SHORT PROBLEM:
Look through the material below for "matplotlib". Copy every line that contains it.
-------------------------
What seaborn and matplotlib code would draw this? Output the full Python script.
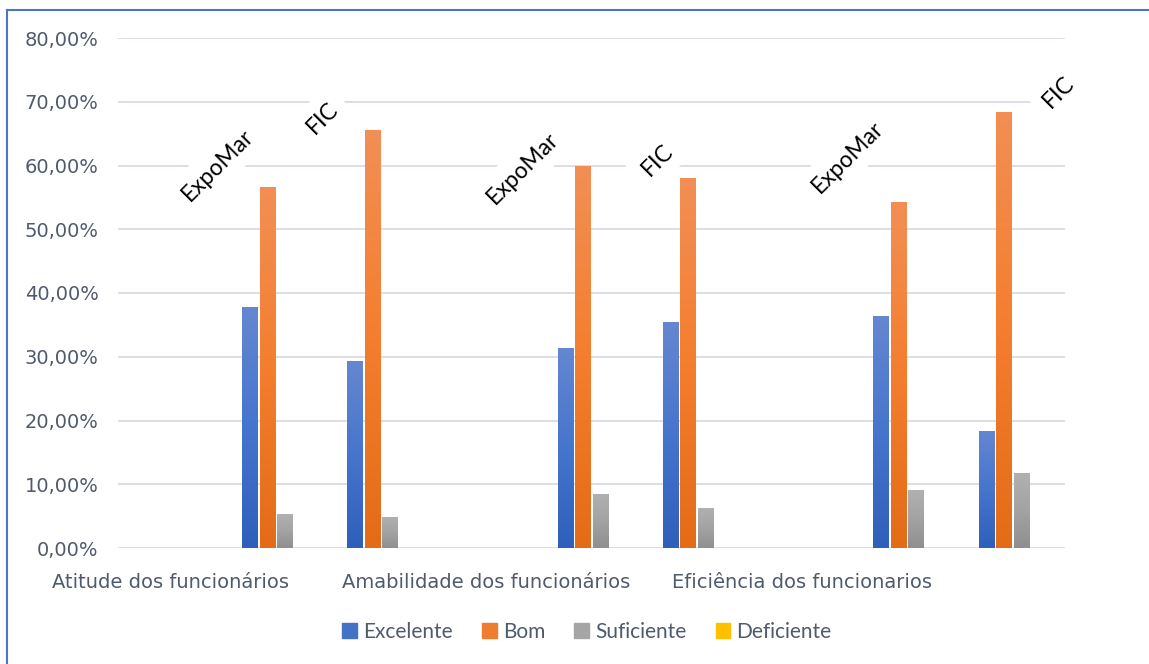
import numpy as np
import pandas as pd
import matplotlib
matplotlib.use("Agg")
import matplotlib.pyplot as plt
import seaborn as sns
from matplotlib.colors import LinearSegmentedColormap
from matplotlib.lines import Line2D

# categorias (3 perguntas x 2 eventos, com um espaço vazio antes de cada pergunta)
perguntas = ["Atitude dos funcionários", "Amabilidade dos funcionários", "Eficiência dos funcionarios"]
eventos = ["ExpoMar", "FIC"]
series = ["Excelente", "Bom", "Suficiente", "Deficiente"]

# valores em % por série, ordem: Atitude-ExpoMar, Atitude-FIC, Amab-ExpoMar, Amab-FIC, Efic-ExpoMar, Efic-FIC
excelente = [37.8, 29.3, 31.4, 35.4, 36.4, 18.4]
bom = [56.6, 65.6, 59.9, 58.0, 54.3, 68.4]
suficiente = [5.3, 4.9, 8.5, 6.3, 9.1, 11.8]
deficiente = [0.0, 0.0, 0.0, 0.0, 0.0, 0.0]

# ordem das posições no eixo x (9 espaços)
slots = []
for i, p in enumerate(perguntas):
    slots.append(p)
    for e in eventos:
        slots.append(f"{e}_{i}")
bar_slots = [s for s in slots if s not in perguntas]

rows = []
for nome, vals in zip(series, [excelente, bom, suficiente, deficiente]):
    for s, v in zip(bar_slots, vals):
        rows.append({"slot": s, "serie": nome, "valor": v})
df = pd.DataFrame(rows)

cores = ["#4472C4", "#ED7D31", "#A5A5A5", "#FFC000"]
gradientes = [
    ["#2E5FBA", "#4675CD", "#6587D0"],
    ["#E46C17", "#F47E2E", "#F28F55"],
    ["#8F8F8F", "#A3A3A3", "#B1B1B1"],
    ["#F0B400", "#FFC000", "#FFD040"],
]
texto_cor = "#4F5B6C"

fig = plt.figure(figsize=(11.49, 6.64), dpi=100)
ax = fig.add_axes([118 / 1149, 1 - 548 / 664, 947 / 1149, 510 / 664])

plt.rcParams['font.family'] = ['Lato', 'DejaVu Sans']

sns.barplot(data=df, x="slot", y="valor", hue="serie", order=slots, hue_order=series,
            palette=cores, width=0.665, gap=0.14, ax=ax, legend=False, saturation=1)

# preenchimento em gradiente tipo Excel
grad = np.linspace(0, 1, 256).reshape(-1, 1)
for cont, g in zip(ax.containers, gradientes):
    cmap = LinearSegmentedColormap.from_list("g", g)
    for patch in cont:
        h = patch.get_height()
        if not h or np.isnan(h):
            continue
        x0 = patch.get_x()
        w = patch.get_width()
        patch.set_facecolor("none")
        im = ax.imshow(grad, cmap=cmap, origin="lower", aspect="auto",
                       extent=[x0, x0 + w, 0, h], zorder=2)
        im.set_clip_path(patch)
ax.set_xlim(-0.5, 8.5)
ax.set_ylim(0, 80)

# grade e eixos
ax.set_yticks(np.arange(0, 81, 10))
ax.set_yticklabels([f"{v:.2f}%".replace(".", ",") for v in np.arange(0, 81, 10)])
ax.yaxis.grid(True, color="#DADEE4", linewidth=1.4)
ax.set_axisbelow(True)
for sp in ax.spines.values():
    sp.set_visible(False)
ax.tick_params(axis="y", length=0, labelsize=14, colors=texto_cor, pad=14)
ax.tick_params(axis="x", length=0, labelsize=14, colors=texto_cor, pad=18)
ax.set_xticks([slots.index(p) for p in perguntas])
ax.set_xticklabels(perguntas)
ax.set_xlabel("")
ax.set_ylabel("")

# rótulos dos eventos (caixas de texto rodadas)
rotulos_pos = [(0.45, 60.1), (1.44, 67.5), (3.35, 59.5), (4.63, 60.9), (6.44, 61.3), (8.44, 71.5)]
for (x, y), nome in zip(rotulos_pos, eventos * 3):
    ax.text(x, y, nome, rotation=45, ha="center", va="center", fontsize=16.5, color="black",
            bbox=dict(facecolor="white", edgecolor="none", pad=7), clip_on=False, zorder=1)

# legenda
handles = [plt.Rectangle((0, 0), 1, 1, color=c) for c in cores]
fig.legend(handles, series, loc="center", bbox_to_anchor=(587 / 1149, 1 - 632 / 664), ncol=4,
           frameon=False, fontsize=15, labelcolor=texto_cor, handlelength=0.7, handleheight=0.7,
           handletextpad=0.3, columnspacing=1.4)

# moldura do gráfico
fig.add_artist(Line2D([7 / 1149, 7 / 1149], [0, 1 - 10 / 664], color="#4A76C9", linewidth=1.5))
fig.add_artist(Line2D([7 / 1149, 1], [1 - 10 / 664, 1 - 10 / 664], color="#4A76C9", linewidth=1.5))

plt.savefig("out.png", dpi=100)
-------------------------
EXERCISE RESULT:
What seaborn and matplotlib code would draw this? Output the full Python script.
import matplotlib
matplotlib.use("Agg")
import matplotlib.pyplot as plt
from matplotlib.colors import LinearSegmentedColormap
from matplotlib.lines import Line2D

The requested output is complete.